• Dataset content:

— begin —

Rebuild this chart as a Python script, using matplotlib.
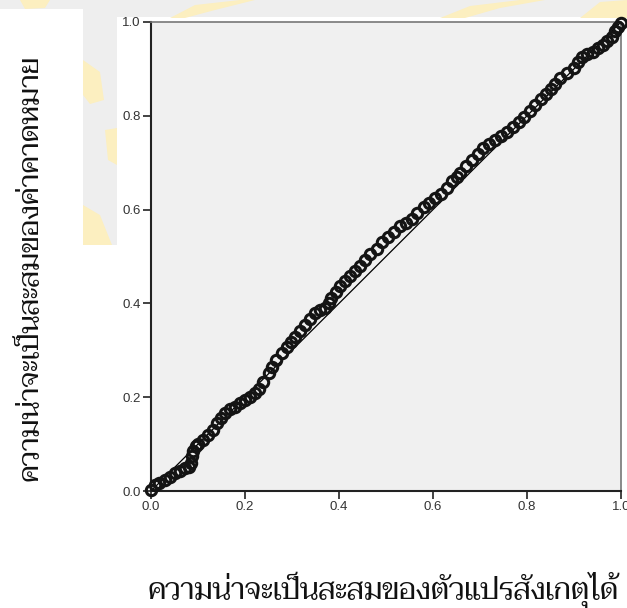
import matplotlib
matplotlib.use("Agg")
import matplotlib.pyplot as plt
from matplotlib import font_manager
from matplotlib.patches import Rectangle, Polygon

# observed cumulative probability (x) vs expected cumulative probability (y)
observed = [0.000, 0.008, 0.018, 0.030, 0.040, 0.051, 0.062, 0.072, 0.080, 0.085,
            0.087, 0.090, 0.095, 0.100, 0.110, 0.122, 0.131, 0.140, 0.148, 0.157,
            0.168, 0.179, 0.190, 0.200, 0.211, 0.221, 0.230, 0.239, 0.250, 0.258,
            0.267, 0.278, 0.289, 0.297, 0.306, 0.317, 0.328, 0.339, 0.349, 0.360,
            0.370, 0.378, 0.384, 0.393, 0.402, 0.412, 0.423, 0.434, 0.445, 0.455,
            0.467, 0.480, 0.492, 0.505, 0.518, 0.530, 0.542, 0.555, 0.567, 0.580,
            0.592, 0.604, 0.617, 0.629, 0.640, 0.650, 0.657, 0.670, 0.682, 0.695,
            0.707, 0.720, 0.732, 0.745, 0.757, 0.770, 0.782, 0.794, 0.806, 0.818,
            0.830, 0.840, 0.851, 0.860, 0.870, 0.885, 0.899, 0.908, 0.916, 0.928,
            0.941, 0.952, 0.962, 0.971, 0.980, 0.988, 0.994, 1.000]
expected = [0.003, 0.013, 0.017, 0.023, 0.030, 0.038, 0.043, 0.048, 0.052, 0.060,
            0.075, 0.085, 0.095, 0.100, 0.108, 0.119, 0.131, 0.144, 0.155, 0.166,
            0.174, 0.180, 0.187, 0.194, 0.201, 0.208, 0.218, 0.232, 0.251, 0.265,
            0.279, 0.294, 0.308, 0.318, 0.329, 0.342, 0.354, 0.367, 0.379, 0.386,
            0.390, 0.400, 0.411, 0.424, 0.437, 0.448, 0.459, 0.469, 0.480, 0.493,
            0.505, 0.517, 0.530, 0.542, 0.553, 0.564, 0.572, 0.581, 0.593, 0.606,
            0.615, 0.624, 0.633, 0.645, 0.660, 0.670, 0.677, 0.692, 0.706, 0.719,
            0.731, 0.740, 0.748, 0.757, 0.766, 0.776, 0.787, 0.798, 0.810, 0.822,
            0.835, 0.846, 0.857, 0.868, 0.880, 0.891, 0.901, 0.914, 0.926, 0.932,
            0.937, 0.944, 0.951, 0.960, 0.969, 0.980, 0.990, 0.998]
ticks = [0.0, 0.2, 0.4, 0.6, 0.8, 1.0]
xlabel = "ความน่าจะเป็นสะสมของตัวแปรสังเกตุได้"
ylabel = "ความน่าจะเป็นสะสมของค่าคาดหมาย"

names = {f.name for f in font_manager.fontManager.ttflist}
thai_font = next((n for n in ["Taviraj", "Trirong", "Noto Serif Thai", "Sarabun",
                              "Charm", "Athiti"] if n in names), "DejaVu Sans")

W, H = 627, 608
fig = plt.figure(figsize=(W / 100, H / 100), dpi=100, facecolor="#eeeeee")


def px(x, y):
    return x / W, 1 - y / H


def rect(x0, y0, x1, y1, color):
    fx, fy = px(x0, y1)
    fig.add_artist(Rectangle((fx, fy), (x1 - x0) / W, (y1 - y0) / H,
                             transform=fig.transFigure, color=color, lw=0, zorder=0))


# faint watermark bits showing in the gaps
for pts in [[(170, 18), (195, 5), (240, 0), (255, 0), (215, 10), (185, 18)],
            [(440, 18), (470, 6), (520, 0), (545, 0), (500, 8), (465, 18)],
            [(580, 18), (600, 2), (627, 0), (627, 18)],
            [(20, 0), (50, 0), (45, 8), (25, 9)],
            [(83, 60), (100, 72), (104, 100), (90, 104), (83, 95)],
            [(105, 130), (117, 128), (117, 165), (108, 160)],
            [(83, 205), (100, 215), (112, 245), (83, 245)]]:
    fig.add_artist(Polygon([px(*p) for p in pts], closed=True, transform=fig.transFigure,
                           color="#fcefc0", lw=0, zorder=0.5))

rect(0, 9, 83, H, "white")
rect(117, 17, W, H, "white")
rect(0, 245, W, H, "white")

ax = fig.add_axes([151 / W, 1 - 491 / H, 470 / W, 469 / H], zorder=2)
ax.set_facecolor("#f0f0f0")
ax.plot([0, 1], [0, 1], color="black", lw=0.9, zorder=2)
ax.plot(observed, expected, "o", ms=7.5, mfc="none", mec="#141414", mew=2.2, zorder=3,
        clip_on=False)

ax.set_xlim(0, 1)
ax.set_ylim(0, 1)
ax.set_xticks(ticks)
ax.set_yticks(ticks)
ax.set_xticklabels([f"{t:.1f}" for t in ticks])
ax.set_yticklabels([f"{t:.1f}" for t in ticks])
ax.tick_params(length=6, width=1.2, color="#222222", pad=1.5, labelsize=9.5,
               labelcolor="#333333")
for lab in ax.get_xticklabels() + ax.get_yticklabels():
    lab.set_fontfamily("Liberation Sans")
for side in ["left", "bottom"]:
    ax.spines[side].set_color("#222222")
    ax.spines[side].set_linewidth(1.5)
for side in ["top", "right"]:
    ax.spines[side].set_color("#777777")
    ax.spines[side].set_linewidth(1.2)

tx = fig.text(383 / W, 1 - 599 / H, xlabel, ha="center", va="baseline",
              fontsize=20, family=[thai_font, "DejaVu Sans"], color="#111111")
ty = fig.text(30 / W, 1 - 268 / H, ylabel, ha="center", va="center", rotation=90,
              fontsize=20, family=[thai_font, "DejaVu Sans"], color="#111111")

# scale the two labels to the width they take in the original
r = fig.canvas.get_renderer()
tx.set_fontsize(20 * 473 / tx.get_window_extent(r).width)
ty.set_fontsize(20 * 427 / ty.get_window_extent(r).height)

fig.savefig("out.png", dpi=100, facecolor=fig.get_facecolor())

— end —

• Request: Copy all lines from the material that contain "matplotlib".

• Answer for the task:
Rebuild this chart as a Python script, using matplotlib.
import matplotlib
matplotlib.use("Agg")
import matplotlib.pyplot as plt
from matplotlib import font_manager
from matplotlib.patches import Rectangle, Polygon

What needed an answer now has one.